Aim
Copy nothing but the part that opens with the line containing "Reproduce this chart with Plotly." and closes with the line containing "fig = go.Figure()". Do not include pictures.

Data listing

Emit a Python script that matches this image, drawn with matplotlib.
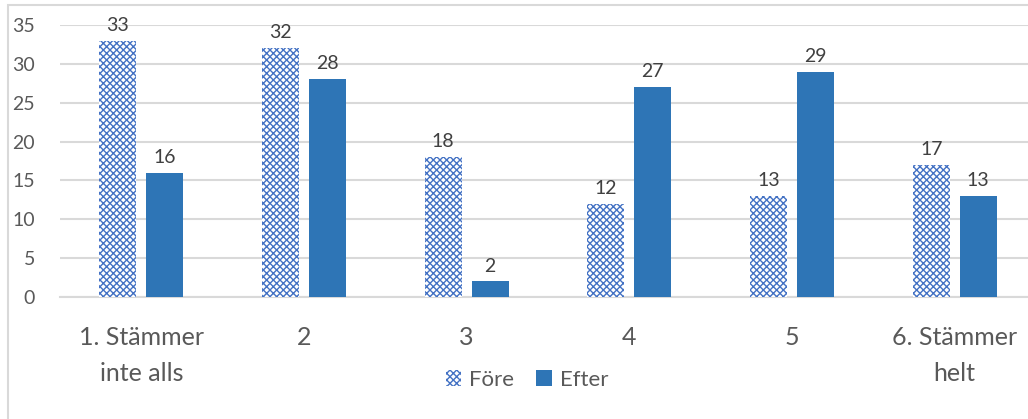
"""Före/Efter bar chart."""

import matplotlib

matplotlib.use("Agg")
import matplotlib.pyplot as plt
import numpy as np
from matplotlib.patches import Patch, Rectangle

categories = ["1. Stämmer\ninte alls", "2", "3", "4", "5", "6. Stämmer\nhelt"]
fore = [33, 32, 18, 12, 13, 17]
efter = [16, 28, 2, 27, 29, 13]
yticks = [0, 5, 10, 15, 20, 25, 30, 35]

TEXT = "#595959"
GRID = "#D9D9D9"
EFTER_COLOR = "#2E75B6"
FORE_COLOR = "#4472C4"

plt.rcParams["font.family"] = ["Lato", "DejaVu Sans"]
plt.rcParams["hatch.linewidth"] = 1.0

fig = plt.figure(figsize=(10.28, 4.19), dpi=100)
ax = fig.add_axes([60 / 1028, 1 - 297 / 419, (1036 - 60) / 1028, (297 - 25) / 419])

x = np.arange(len(categories))
width = 0.227
offset = 0.144

bars_f = ax.bar(x - offset, fore, width, facecolor="white", edgecolor=FORE_COLOR,
                hatch="xxxxx", linewidth=0, zorder=3)
bars_e = ax.bar(x + offset, efter, width, color=EFTER_COLOR, zorder=3)

for bars in (bars_f, bars_e):
    for b in bars:
        ax.annotate(f"{b.get_height():g}", (b.get_x() + b.get_width() / 2, b.get_height()),
                    xytext=(0, 5), textcoords="offset points", ha="center", va="bottom",
                    fontsize=14, color="#404040")

ax.set_xlim(-0.5, len(categories) - 0.5)
ax.set_ylim(0, 35)
ax.set_yticks(yticks)
ax.set_xticks(x)
ax.set_xticklabels(categories, fontsize=18, color=TEXT, linespacing=1.65)
ax.tick_params(axis="x", length=0, pad=21)
ax.tick_params(axis="y", length=0, pad=18, labelsize=14, labelcolor=TEXT)
ax.yaxis.grid(True, color=GRID, linewidth=1.5, zorder=0)
ax.set_axisbelow(True)
for side in ("top", "right", "left"):
    ax.spines[side].set_visible(False)
ax.spines["bottom"].set_color(GRID)
ax.spines["bottom"].set_linewidth(1.5)

handles = [
    Patch(facecolor="white", edgecolor=FORE_COLOR, hatch="xxxxx", linewidth=0, label="Före"),
    Patch(facecolor=EFTER_COLOR, label="Efter"),
]
fig.legend(handles=handles, loc="center", bbox_to_anchor=(527 / 1028, 1 - 380 / 419),
           ncol=2, frameon=False, fontsize=16, labelcolor=TEXT,
           handlelength=0.7, handleheight=0.7, handletextpad=0.35, columnspacing=1.0)

# chart border
fig.patches.append(Rectangle((8 / 1028, -0.01), 1.02, 1 - 5 / 419 + 0.01,
                             transform=fig.transFigure, fill=False,
                             edgecolor=GRID, linewidth=1.5))

fig.savefig("out.png", dpi=100)
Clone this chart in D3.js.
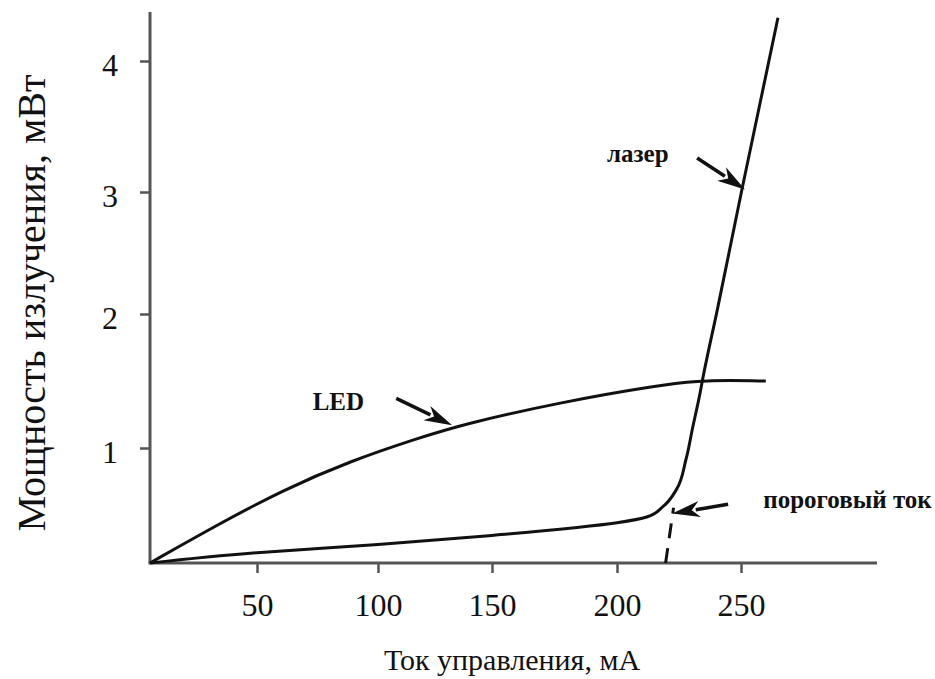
<!DOCTYPE html>
<html><head><meta charset="utf-8">
<script src="https://cdn.jsdelivr.net/npm/d3@7"></script>
<style>body{margin:0;background:#fff}svg{display:block}text{font-family:"Liberation Serif","Times New Roman",serif;fill:#111}</style>
</head><body>
<svg id="c" width="935" height="679"></svg>
<script>
// Data (current in mA, power in mW)
const xTicks = [50, 100, 150, 200, 250];
const yTicks = [1, 2, 3, 4];
const ledCurrent = [0, 31.3, 60.7, 88.4, 117, 138, 177, 217, 233, 245, 260];
const ledPower   = [0, 0.33, 0.635, 0.885, 1.07, 1.18, 1.34, 1.47, 1.50, 1.505, 1.50];
const laserCurrent = [0, 50, 100, 150, 200, 212, 218.5, 224, 227.8, 230.6, 233.5, 234.4, 240.4, 250.5, 264.9];
const laserPower   = [0, 0.09, 0.16, 0.24, 0.35, 0.40, 0.49, 0.64, 0.90, 1.16, 1.41, 1.50, 2.03, 3.03, 4.33];
const thresholdCurrent = [219.6, 222.8];
const thresholdPower = [0, 0.48];
const labels = ["LED", "лазер", "пороговый ток"];
const labelAt = [[73, 1.28], [196, 3.23], [259, 0.48]];
const arrowFrom = [[108, 1.37], [232.3, 3.26], [244.8, 0.51]];
const arrowTo = [[132.5, 1.17], [251.6, 3.02], [222.2, 0.43]];

const svg = d3.select("#c");
// hand-drawn axis: tick marks are not evenly spaced, so piecewise linear scales
const x = d3.scaleLinear().domain([0, 50, 100, 150, 200, 250]).range([150, 257, 378, 492, 617, 741]);
const y = d3.scaleLinear().domain([0, 1, 2, 3, 4]).range([563, 448, 314, 192, 61]);

const axisColor = "#555";
svg.append("line").attr("x1", x(0)).attr("x2", x(0)).attr("y1", y(0)).attr("y2", 12)
  .attr("stroke", axisColor).attr("stroke-width", 3);
svg.append("line").attr("x1", x(0) - 1.5).attr("x2", 877).attr("y1", y(0)).attr("y2", y(0))
  .attr("stroke", axisColor).attr("stroke-width", 3);

const gx = svg.append("g").attr("transform", `translate(0,${y(0)})`)
  .call(d3.axisBottom(x).tickValues(xTicks).tickSize(10).tickPadding(20).tickFormat(d3.format("d")));
gx.select(".domain").remove();
gx.selectAll(".tick line").attr("stroke", axisColor).attr("stroke-width", 2.5);
gx.selectAll(".tick text").attr("font-size", 32).attr("fill", "#111")
  .attr("font-family", "Liberation Serif, serif");

const gy = svg.append("g").attr("transform", `translate(${x(0)},0)`)
  .call(d3.axisLeft(y).tickValues(yTicks).tickSize(10).tickPadding(22).tickFormat(d3.format("d")));
gy.select(".domain").remove();
gy.selectAll(".tick line").attr("stroke", axisColor).attr("stroke-width", 2.5);
gy.selectAll(".tick text").attr("font-size", 32).attr("fill", "#111")
  .attr("font-family", "Liberation Serif, serif").attr("dy", "0.45em");

const ledLine = d3.line().x(d => x(d[0])).y(d => y(d[1])).curve(d3.curveBasis);
const laserLine = d3.line().x(d => x(d[0])).y(d => y(d[1])).curve(d3.curveMonotoneY);
svg.append("path").datum(ledCurrent.map((c, i) => [c, ledPower[i]]))
  .attr("d", ledLine).attr("fill", "none").attr("stroke", "#111").attr("stroke-width", 3);
svg.append("path").datum(laserCurrent.map((c, i) => [c, laserPower[i]]))
  .attr("d", laserLine).attr("fill", "none").attr("stroke", "#111").attr("stroke-width", 3);
svg.append("path").datum(thresholdCurrent.map((c, i) => [c, thresholdPower[i]]))
  .attr("d", d3.line().x(d => x(d[0])).y(d => y(d[1])))
  .attr("fill", "none").attr("stroke", "#111").attr("stroke-width", 3).attr("stroke-dasharray", "15,10");

arrowFrom.forEach((f, i) => {
  const t = arrowTo[i];
  const x1 = x(f[0]), y1 = y(f[1]), x2 = x(t[0]), y2 = y(t[1]);
  const a = Math.atan2(y2 - y1, x2 - x1);
  const L = 28, W = 8;
  const bx = x2 - L * Math.cos(a), by = y2 - L * Math.sin(a);
  svg.append("line").attr("x1", x1).attr("y1", y1).attr("x2", bx + 4 * Math.cos(a)).attr("y2", by + 4 * Math.sin(a))
    .attr("stroke", "#111").attr("stroke-width", 3.5);
  const px = -Math.sin(a), py = Math.cos(a);
  svg.append("path").attr("d", `M${x2},${y2}L${bx + W * px},${by + W * py}L${bx + 8*Math.cos(a)},${by + 8*Math.sin(a)}L${bx - W * px},${by - W * py}Z`)
    .attr("fill", "#111");
});

labels.forEach((t, i) => {
  svg.append("text").attr("x", x(labelAt[i][0])).attr("y", y(labelAt[i][1]))
    .attr("font-size", 25).attr("font-weight", "bold").text(t);
});

svg.append("text").attr("x", 512).attr("y", 670).attr("text-anchor", "middle")
  .attr("font-size", 30).text("Ток управления, мА");
svg.append("text").attr("transform", "translate(45,303) rotate(-90)").attr("text-anchor", "middle")
  .attr("font-size", 40).text("Мощность излучения, мВт");
</script>
</body></html>
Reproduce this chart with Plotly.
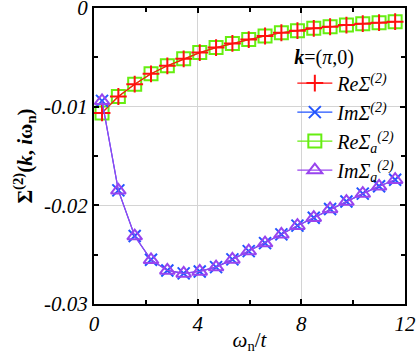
import plotly.graph_objects as go

# Matsubara frequencies omega_n / t
omega = [0.31, 0.94, 1.57, 2.20, 2.83, 3.46, 4.08, 4.71, 5.34, 5.97,
         6.60, 7.23, 7.85, 8.48, 9.11, 9.74, 10.37, 11.00, 11.62]

re_sigma = [-0.01063, -0.00897, -0.00772, -0.00667, -0.00586, -0.00515, -0.00452,
            -0.00401, -0.00359, -0.00320, -0.00284, -0.00251, -0.00230, -0.00206,
            -0.00190, -0.00173, -0.00159, -0.00149, -0.00139]
im_sigma = [-0.00941, -0.01848, -0.02311, -0.02552, -0.02660, -0.02690, -0.02670,
            -0.02626, -0.02548, -0.02464, -0.02383, -0.02294, -0.02206, -0.02125,
            -0.02037, -0.01962, -0.01881, -0.01807, -0.01740]
# the approximated self-energy lies on top of the full one
re_sigma_a = list(re_sigma)
im_sigma_a = list(im_sigma)

x_ticks = [0, 4, 8, 12]
y_ticks = [0, -0.01, -0.02, -0.03]
y_ticktext = ["0", "-0.01", "-0.02", "-0.03"]

FONT = "Liberation Serif"

fig = go.Figure()

fig.add_trace(go.Scatter(
    x=omega, y=re_sigma_a, mode="lines+markers",
    name="<i>ReΣ</i><sub><i>a</i></sub><sup><i>(2)</i></sup>",
    line=dict(color="#66ee11", width=1.2),
    marker=dict(symbol="square-open", size=13, line=dict(width=2, color="#66ee11")),
    legendrank=3))
fig.add_trace(go.Scatter(
    x=omega, y=re_sigma, mode="lines+markers",
    name="<i>ReΣ</i><sup><i>(2)</i></sup>",
    line=dict(color="#ff1010", width=1.2),
    marker=dict(symbol="cross-thin-open", size=12, line=dict(width=2, color="#ff1010")),
    legendrank=1))
fig.add_trace(go.Scatter(
    x=omega, y=im_sigma, mode="lines+markers",
    name="<i>ImΣ</i><sup><i>(2)</i></sup>",
    line=dict(color="#2255ff", width=1.2),
    marker=dict(symbol="x-thin-open", size=12, line=dict(width=2, color="#2255ff")),
    legendrank=2))
fig.add_trace(go.Scatter(
    x=omega, y=im_sigma_a, mode="lines+markers",
    name="<i>ImΣ</i><sub><i>a</i></sub><sup><i>(2)</i></sup>",
    line=dict(color="#9944ee", width=1.2),
    marker=dict(symbol="triangle-up-open", size=13, line=dict(width=2, color="#9944ee")),
    legendrank=4))

axis_common = dict(
    showline=True, linecolor="black", linewidth=2, mirror="ticks",
    ticks="inside", ticklen=5, tickwidth=1.5, tickcolor="black",
    showgrid=True, gridcolor="#d4d4d4", gridwidth=1, zeroline=False,
    tickfont=dict(family=FONT, size=21, style="italic", color="black"),
    ticklabeloverflow="allow", automargin=False,
)

fig.update_xaxes(
    range=[0, 12], tickmode="array", tickvals=x_ticks,
    ticktext=[str(v) for v in x_ticks],
    minor=dict(tickvals=[2, 6, 10], ticks="inside", ticklen=4, tickcolor="black"),
    title=dict(text="<i>ω</i><sub>n</sub>/<i>t</i>", font=dict(family=FONT, size=21, color="black"),
               standoff=0),
    **axis_common)
fig.update_yaxes(
    range=[-0.03, 0], tickmode="array", tickvals=y_ticks, ticktext=y_ticktext,
    minor=dict(tickvals=[-0.005, -0.015, -0.025], ticks="inside", ticklen=4, tickcolor="black"),
    title=dict(text="<b>Σ<sup>(2)</sup>(<i>k</i>, <i>i</i>ω<sub>n</sub>)</b>",
               font=dict(family=FONT, size=21, color="black"), standoff=6),
    **axis_common)

fig.update_layout(
    width=416, height=354,
    margin=dict(l=94, r=11, t=8, b=50),
    plot_bgcolor="white", paper_bgcolor="white",
    font=dict(family=FONT, color="black"),
    legend=dict(
        x=0.985, xanchor="right", y=0.9, yanchor="top",
        bgcolor="rgba(0,0,0,0)", borderwidth=0,
        font=dict(family=FONT, size=20, color="black"),
        title=dict(text="<b><i>k</i></b>=(<i>π</i>,0)",
                   font=dict(family=FONT, size=20, color="black")),
        tracegroupgap=0, itemwidth=35,
    ),
)

fig.write_html("out.html", config={"displayModeBar": False},
               post_script="document.body.style.margin='0';")
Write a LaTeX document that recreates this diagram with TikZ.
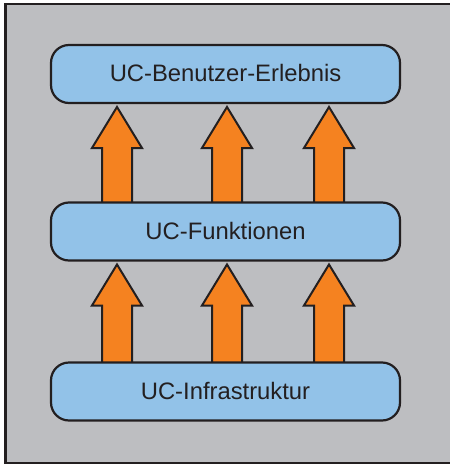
\documentclass[tikz,border=0pt]{standalone}
\usepackage{fontspec}
\setmainfont{Liberation Sans}
\usetikzlibrary{calc}
\definecolor{bggray}{HTML}{BDBEC1}
\definecolor{boxblue}{HTML}{92C2E8}
\definecolor{arrorange}{HTML}{F58220}
\definecolor{inkdark}{HTML}{231F20}
\pgfdeclarelayer{back}
\pgfdeclarelayer{arrows}
\pgfsetlayers{back,arrows,main}
\begin{document}
\begin{tikzpicture}[x=1pt,y=-1pt,
  layerbox/.style={draw=inkdark, line width=2.2pt, fill=boxblue, rounded corners=18pt,
    minimum width=349pt, minimum height=58pt, inner sep=0pt, outer sep=0pt,
    text=inkdark, font=\fontsize{23.8}{26}\selectfont},
  fatarrow/.style={draw=inkdark, line width=2pt, fill=arrorange, line join=miter}]
\useasboundingbox (0,0) rectangle (450,464);
\begin{pgfonlayer}{back}
  \fill[white] (0,0) rectangle (450,464);
  \draw[draw=inkdark, fill=bggray, line width=2.6pt] (5.5,4) rectangle (460,463.2);
\end{pgfonlayer}

\node[layerbox] (top) at (225.5,74) {\raisebox{1.5pt}{UC-Benutzer-Erlebnis}};
\node[layerbox] (mid) at (225.5,231.5) {\raisebox{1.5pt}{UC-Funktionen}};
\node[layerbox] (bot) at (225.5,391.5) {\raisebox{1.5pt}{UC-Infrastruktur}};

\newcommand{\upArrow}[3]{%
  \draw[fatarrow] let \p1=(#2.north), \p2=(#3.south) in
    (#1-15,\y1) -- (#1-15,\y2-45) -- (#1-25,\y2-45) -- (#1,\y2-4)
    -- (#1+25,\y2-45) -- (#1+15,\y2-45) -- (#1+15,\y1);}
\begin{pgfonlayer}{arrows}
  \foreach \cx in {117,227,329} {
    \upArrow{\cx}{mid}{top}
    \upArrow{\cx}{bot}{mid}
  }
\end{pgfonlayer}
\end{tikzpicture}
\end{document}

Exercise response
Reproduce this chart with Plotly.
import plotly.graph_objects as go

# Matsubara frequencies omega_n / t
omega = [0.31, 0.94, 1.57, 2.20, 2.83, 3.46, 4.08, 4.71, 5.34, 5.97,
         6.60, 7.23, 7.85, 8.48, 9.11, 9.74, 10.37, 11.00, 11.62]

re_sigma = [-0.01063, -0.00897, -0.00772, -0.00667, -0.00586, -0.00515, -0.00452,
            -0.00401, -0.00359, -0.00320, -0.00284, -0.00251, -0.00230, -0.00206,
            -0.00190, -0.00173, -0.00159, -0.00149, -0.00139]
im_sigma = [-0.00941, -0.01848, -0.02311, -0.02552, -0.02660, -0.02690, -0.02670,
            -0.02626, -0.02548, -0.02464, -0.02383, -0.02294, -0.02206, -0.02125,
            -0.02037, -0.01962, -0.01881, -0.01807, -0.01740]
# the approximated self-energy lies on top of the full one
re_sigma_a = list(re_sigma)
im_sigma_a = list(im_sigma)

x_ticks = [0, 4, 8, 12]
y_ticks = [0, -0.01, -0.02, -0.03]
y_ticktext = ["0", "-0.01", "-0.02", "-0.03"]

FONT = "Liberation Serif"

fig = go.Figure()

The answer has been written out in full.